Dataset excerpt:
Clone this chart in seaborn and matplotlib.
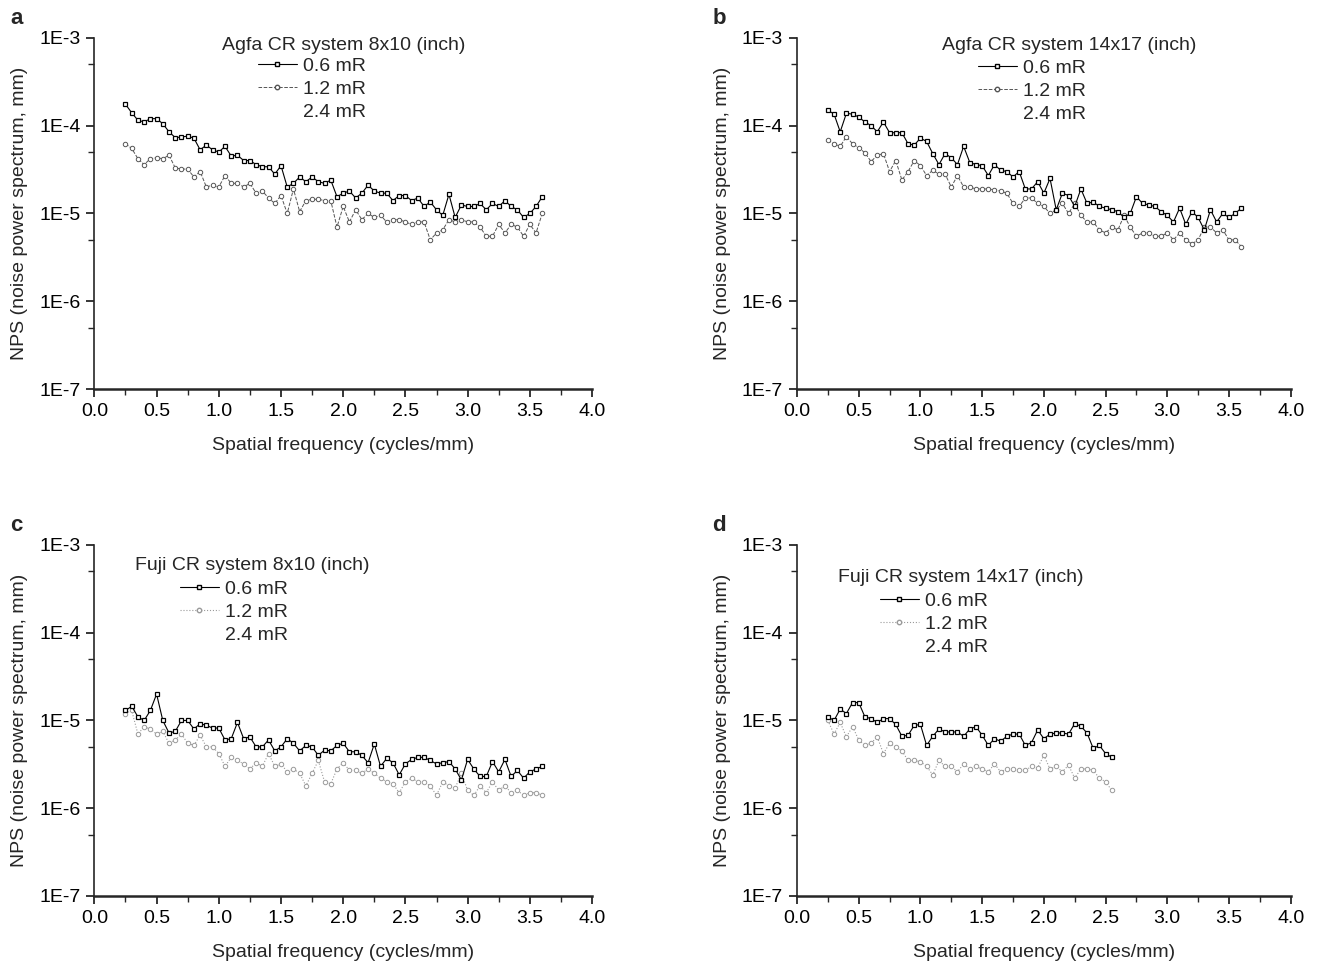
import numpy as np
import matplotlib as mpl
from matplotlib import pyplot as plt
from matplotlib.lines import Line2D
import seaborn as sns
import pandas as pd

sns.set_style('ticks')
plt.rcParams['font.family'] = ['Liberation Sans', 'DejaVu Sans']

# spatial frequency grids (cycles/mm)
freq_long = np.arange(0.25, 3.601, 0.05)
freq_short = np.arange(0.25, 2.551, 0.05)

agfa_8x10_06 = [1.75e-4, 1.4e-4, 1.15e-4, 1.1e-4, 1.2e-4, 1.2e-4, 1.05e-4, 8.5e-5, 7.3e-5, 7.4e-5,
                7.6e-5, 7.2e-5, 5.3e-5, 6.0e-5, 5.3e-5, 5.0e-5, 5.8e-5, 4.5e-5, 4.6e-5, 4.0e-5,
                4.0e-5, 3.6e-5, 3.4e-5, 3.4e-5, 2.8e-5, 3.5e-5, 2.0e-5, 2.2e-5, 2.6e-5, 2.3e-5,
                2.6e-5, 2.3e-5, 2.2e-5, 2.4e-5, 1.55e-5, 1.7e-5, 1.8e-5, 1.5e-5, 1.7e-5, 2.1e-5,
                1.8e-5, 1.7e-5, 1.7e-5, 1.4e-5, 1.6e-5, 1.6e-5, 1.4e-5, 1.5e-5, 1.2e-5, 1.35e-5,
                1.1e-5, 0.95e-5, 1.65e-5, 0.9e-5, 1.25e-5, 1.2e-5, 1.2e-5, 1.3e-5, 1.1e-5, 1.3e-5,
                1.2e-5, 1.4e-5, 1.2e-5, 1.1e-5, 0.9e-5, 1.0e-5, 1.2e-5, 1.55e-5]
agfa_8x10_12 = [6.2e-5, 5.5e-5, 4.2e-5, 3.6e-5, 4.2e-5, 4.3e-5, 4.2e-5, 4.6e-5, 3.3e-5, 3.2e-5,
                3.2e-5, 2.6e-5, 3.0e-5, 2.0e-5, 2.1e-5, 2.0e-5, 2.7e-5, 2.2e-5, 2.2e-5, 2.0e-5,
                2.2e-5, 1.7e-5, 1.8e-5, 1.5e-5, 1.3e-5, 1.6e-5, 1.0e-5, 1.9e-5, 1.05e-5, 1.4e-5,
                1.45e-5, 1.45e-5, 1.4e-5, 1.4e-5, 0.7e-5, 1.2e-5, 0.8e-5, 1.1e-5, 0.85e-5, 1.0e-5,
                0.9e-5, 0.95e-5, 0.8e-5, 0.85e-5, 0.85e-5, 0.8e-5, 0.75e-5, 0.8e-5, 0.8e-5, 0.5e-5,
                0.6e-5, 0.65e-5, 0.85e-5, 0.8e-5, 0.85e-5, 0.8e-5, 0.8e-5, 0.7e-5, 0.55e-5, 0.55e-5,
                0.75e-5, 0.6e-5, 0.75e-5, 0.7e-5, 0.55e-5, 0.75e-5, 0.6e-5, 1.0e-5]

agfa_14x17_06 = [1.5e-4, 1.35e-4, 8.5e-5, 1.38e-4, 1.35e-4, 1.25e-4, 1.1e-4, 1.0e-4, 8.5e-5, 1.1e-4,
                 8.3e-5, 8.3e-5, 8.3e-5, 6.2e-5, 6.0e-5, 7.2e-5, 6.6e-5, 4.8e-5, 3.6e-5, 4.8e-5,
                 4.3e-5, 3.6e-5, 5.8e-5, 3.8e-5, 3.6e-5, 3.5e-5, 2.7e-5, 3.6e-5, 3.1e-5, 3.0e-5,
                 2.6e-5, 3.0e-5, 1.9e-5, 1.9e-5, 2.3e-5, 1.7e-5, 2.5e-5, 1.1e-5, 1.7e-5, 1.6e-5,
                 1.2e-5, 1.9e-5, 1.3e-5, 1.35e-5, 1.2e-5, 1.15e-5, 1.1e-5, 1.05e-5, 0.9e-5, 1.0e-5,
                 1.55e-5, 1.3e-5, 1.25e-5, 1.2e-5, 1.05e-5, 0.95e-5, 0.8e-5, 1.15e-5, 0.75e-5, 1.05e-5,
                 0.9e-5, 0.65e-5, 1.1e-5, 0.8e-5, 1.0e-5, 0.9e-5, 1.0e-5, 1.15e-5]
agfa_14x17_12 = [6.8e-5, 6.2e-5, 5.8e-5, 7.5e-5, 6.2e-5, 5.6e-5, 4.9e-5, 3.9e-5, 4.6e-5, 4.8e-5,
                 3.0e-5, 4.0e-5, 2.4e-5, 3.0e-5, 4.0e-5, 3.5e-5, 2.7e-5, 3.1e-5, 2.8e-5, 2.8e-5,
                 2.0e-5, 2.7e-5, 2.0e-5, 2.0e-5, 1.9e-5, 1.9e-5, 1.9e-5, 1.85e-5, 1.8e-5, 1.7e-5,
                 1.3e-5, 1.2e-5, 1.5e-5, 1.5e-5, 1.3e-5, 1.2e-5, 1.0e-5, 1.1e-5, 1.3e-5, 1.0e-5,
                 1.3e-5, 0.95e-5, 0.8e-5, 0.8e-5, 0.65e-5, 0.6e-5, 0.7e-5, 0.65e-5, 0.95e-5, 0.7e-5,
                 0.55e-5, 0.6e-5, 0.6e-5, 0.55e-5, 0.55e-5, 0.6e-5, 0.5e-5, 0.6e-5, 0.5e-5, 0.45e-5,
                 0.5e-5, 0.7e-5, 0.7e-5, 0.6e-5, 0.65e-5, 0.5e-5, 0.5e-5, 0.42e-5]

fuji_8x10_06 = [1.3e-5, 1.45e-5, 1.1e-5, 1.0e-5, 1.3e-5, 2.0e-5, 1.0e-5, 0.72e-5, 0.75e-5, 1.0e-5,
                1.0e-5, 0.8e-5, 0.92e-5, 0.88e-5, 0.82e-5, 0.82e-5, 0.6e-5, 0.62e-5, 0.95e-5, 0.62e-5,
                0.65e-5, 0.5e-5, 0.5e-5, 0.6e-5, 0.45e-5, 0.5e-5, 0.62e-5, 0.55e-5, 0.45e-5, 0.52e-5,
                0.5e-5, 0.4e-5, 0.46e-5, 0.45e-5, 0.52e-5, 0.55e-5, 0.44e-5, 0.44e-5, 0.4e-5, 0.33e-5,
                0.54e-5, 0.3e-5, 0.37e-5, 0.33e-5, 0.24e-5, 0.32e-5, 0.36e-5, 0.38e-5, 0.38e-5, 0.35e-5,
                0.32e-5, 0.33e-5, 0.34e-5, 0.28e-5, 0.21e-5, 0.36e-5, 0.28e-5, 0.23e-5, 0.23e-5, 0.34e-5,
                0.26e-5, 0.36e-5, 0.23e-5, 0.27e-5, 0.22e-5, 0.26e-5, 0.28e-5, 0.3e-5]
fuji_8x10_12 = [1.2e-5, 1.3e-5, 0.7e-5, 0.85e-5, 0.8e-5, 0.7e-5, 0.75e-5, 0.55e-5, 0.6e-5, 0.7e-5,
                0.55e-5, 0.52e-5, 0.68e-5, 0.5e-5, 0.5e-5, 0.42e-5, 0.3e-5, 0.38e-5, 0.35e-5, 0.32e-5,
                0.28e-5, 0.33e-5, 0.3e-5, 0.42e-5, 0.3e-5, 0.32e-5, 0.26e-5, 0.28e-5, 0.25e-5, 0.18e-5,
                0.25e-5, 0.35e-5, 0.2e-5, 0.19e-5, 0.28e-5, 0.33e-5, 0.27e-5, 0.27e-5, 0.25e-5, 0.28e-5,
                0.25e-5, 0.22e-5, 0.2e-5, 0.19e-5, 0.15e-5, 0.2e-5, 0.22e-5, 0.2e-5, 0.2e-5, 0.18e-5,
                0.14e-5, 0.2e-5, 0.18e-5, 0.17e-5, 0.25e-5, 0.16e-5, 0.14e-5, 0.18e-5, 0.15e-5, 0.2e-5,
                0.16e-5, 0.18e-5, 0.15e-5, 0.16e-5, 0.14e-5, 0.15e-5, 0.15e-5, 0.14e-5]

fuji_14x17_06 = [1.1e-5, 1.0e-5, 1.35e-5, 1.2e-5, 1.6e-5, 1.6e-5, 1.1e-5, 1.05e-5, 0.95e-5, 1.05e-5,
                 1.05e-5, 0.9e-5, 0.66e-5, 0.68e-5, 0.88e-5, 0.9e-5, 0.52e-5, 0.66e-5, 0.8e-5, 0.74e-5,
                 0.74e-5, 0.74e-5, 0.66e-5, 0.8e-5, 0.85e-5, 0.68e-5, 0.52e-5, 0.62e-5, 0.58e-5, 0.66e-5,
                 0.7e-5, 0.7e-5, 0.52e-5, 0.56e-5, 0.78e-5, 0.62e-5, 0.7e-5, 0.72e-5, 0.72e-5, 0.7e-5,
                 0.92e-5, 0.86e-5, 0.72e-5, 0.48e-5, 0.52e-5, 0.42e-5, 0.38e-5]
fuji_14x17_12 = [1.0e-5, 0.7e-5, 0.95e-5, 0.65e-5, 0.85e-5, 0.6e-5, 0.52e-5, 0.55e-5, 0.65e-5, 0.42e-5,
                 0.55e-5, 0.5e-5, 0.45e-5, 0.35e-5, 0.35e-5, 0.34e-5, 0.3e-5, 0.24e-5, 0.35e-5, 0.3e-5,
                 0.3e-5, 0.26e-5, 0.32e-5, 0.28e-5, 0.3e-5, 0.28e-5, 0.26e-5, 0.32e-5, 0.26e-5, 0.28e-5,
                 0.28e-5, 0.27e-5, 0.27e-5, 0.3e-5, 0.29e-5, 0.4e-5, 0.28e-5, 0.3e-5, 0.26e-5, 0.31e-5,
                 0.22e-5, 0.28e-5, 0.28e-5, 0.27e-5, 0.22e-5, 0.2e-5, 0.16e-5]

doses = ['0.6 mR', '1.2 mR', '2.4 mR']
titles = ['Agfa CR system 8x10 (inch)', 'Agfa CR system 14x17 (inch)',
          'Fuji CR system 8x10 (inch)', 'Fuji CR system 14x17 (inch)']
panel_letters = ['a', 'b', 'c', 'd']

panels = [
    (freq_long, agfa_8x10_06, agfa_8x10_12),
    (freq_long, agfa_14x17_06, agfa_14x17_12),
    (freq_long, fuji_8x10_06, fuji_8x10_12),
    (freq_short, fuji_14x17_06, fuji_14x17_12),
]

W, H = 1320, 968
# axes rectangles in figure fractions
rects = [
    [0.0715, 0.598, 0.377, 0.363],
    [0.6038, 0.598, 0.374, 0.363],
    [0.0715, 0.0744, 0.377, 0.3626],
    [0.6038, 0.0744, 0.374, 0.3626],
]
# legend title (left, y) and legend entries (left, top) in pixels
title_pos = [(222, 45), (942, 45), (135, 566), (838, 578)]
entry_pos = [(258, 57), (978, 59), (180, 580), (880, 592)]
light_styles = [dict(color='#555555', ls='--', lw=0.7),
                dict(color='#555555', ls='--', lw=0.7),
                dict(color='#9a9a9a', ls=':', lw=0.8),
                dict(color='#9a9a9a', ls=':', lw=0.8)]

fig = plt.figure(figsize=(W / 100, H / 100), dpi=100)

for i, (freq, low, mid) in enumerate(panels):
    ax = fig.add_axes(rects[i])
    df = pd.DataFrame({'freq': freq, 'low': low, 'mid': mid})
    ls = light_styles[i]
    sns.lineplot(data=df, x='freq', y='mid', ax=ax, color=ls['color'], linestyle=ls['ls'],
                 linewidth=ls['lw'], marker='o', markersize=3.2, markerfacecolor='white',
                 markeredgecolor=ls['color'], markeredgewidth=0.7)
    sns.lineplot(data=df, x='freq', y='low', ax=ax, color='black', linewidth=0.8,
                 marker='s', markersize=3.3, markerfacecolor='white',
                 markeredgecolor='black', markeredgewidth=0.9)

    ax.set_yscale('log')
    ax.set_ylim(1e-7, 1e-3)
    ax.set_xlim(0, 4)
    ax.xaxis.set_major_locator(mpl.ticker.MultipleLocator(0.5))
    ax.xaxis.set_minor_locator(mpl.ticker.MultipleLocator(0.25))
    ax.xaxis.set_major_formatter(mpl.ticker.FormatStrFormatter('%.1f'))
    ax.yaxis.set_major_locator(mpl.ticker.LogLocator(base=10, numticks=10))
    ax.yaxis.set_minor_locator(mpl.ticker.LogLocator(base=10, subs=[5.0], numticks=10))
    ax.yaxis.set_major_formatter(mpl.ticker.FuncFormatter(
        lambda v, pos: f"1E{int(round(np.log10(v)))}"))
    ax.yaxis.set_minor_formatter(mpl.ticker.NullFormatter())
    ax.tick_params(axis='both', which='major', direction='out', length=6, width=1.1,
                   labelsize=14, colors='black', pad=4)
    ax.tick_params(axis='both', which='minor', direction='out', length=4, width=1.0)
    for side in ['top', 'right']:
        ax.spines[side].set_visible(False)
    ax.spines['left'].set_linewidth(1.2)
    ax.spines['bottom'].set_linewidth(1.8)
    ax.set_xlabel('Spatial frequency (cycles/mm)', fontsize=14, labelpad=12)
    ax.set_ylabel('NPS (noise power spectrum, mm)', fontsize=14, labelpad=8)

    handles = [
        Line2D([], [], color='black', lw=0.8, marker='s', markersize=3.3,
               markerfacecolor='white', markeredgecolor='black'),
        Line2D([], [], color=ls['color'], lw=ls['lw'], ls=ls['ls'], marker='o', markersize=3.2,
               markerfacecolor='white', markeredgecolor=ls['color']),
        Line2D([], [], ls='none'),
    ]
    ex, ey = entry_pos[i]
    ax.legend(handles=handles, labels=doses, loc='upper left',
              bbox_to_anchor=(ex / W, 1 - ey / H), bbox_transform=fig.transFigure,
              frameon=False, fontsize=14, handlelength=2.0, handletextpad=0.3,
              labelspacing=0.28, borderpad=0, borderaxespad=0)
    tx, ty = title_pos[i]
    fig.text(tx / W, 1 - ty / H, titles[i], fontsize=14, ha='left', va='center')

    fig.text(rects[i][0] - 0.064, rects[i][1] + rects[i][3] + 0.02, panel_letters[i],
             fontsize=16, fontweight='bold', va='center', ha='left')

fig.savefig('out.png', dpi=100)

Exercise task:
Write out an exact copy of the listing, first line through the line containing "freq_short = np.arange(0.25, 2.551, 0.05)", with the pictures left out.

Problem solution:
Clone this chart in seaborn and matplotlib.
import numpy as np
import matplotlib as mpl
from matplotlib import pyplot as plt
from matplotlib.lines import Line2D
import seaborn as sns
import pandas as pd

sns.set_style('ticks')
plt.rcParams['font.family'] = ['Liberation Sans', 'DejaVu Sans']

# spatial frequency grids (cycles/mm)
freq_long = np.arange(0.25, 3.601, 0.05)
freq_short = np.arange(0.25, 2.551, 0.05)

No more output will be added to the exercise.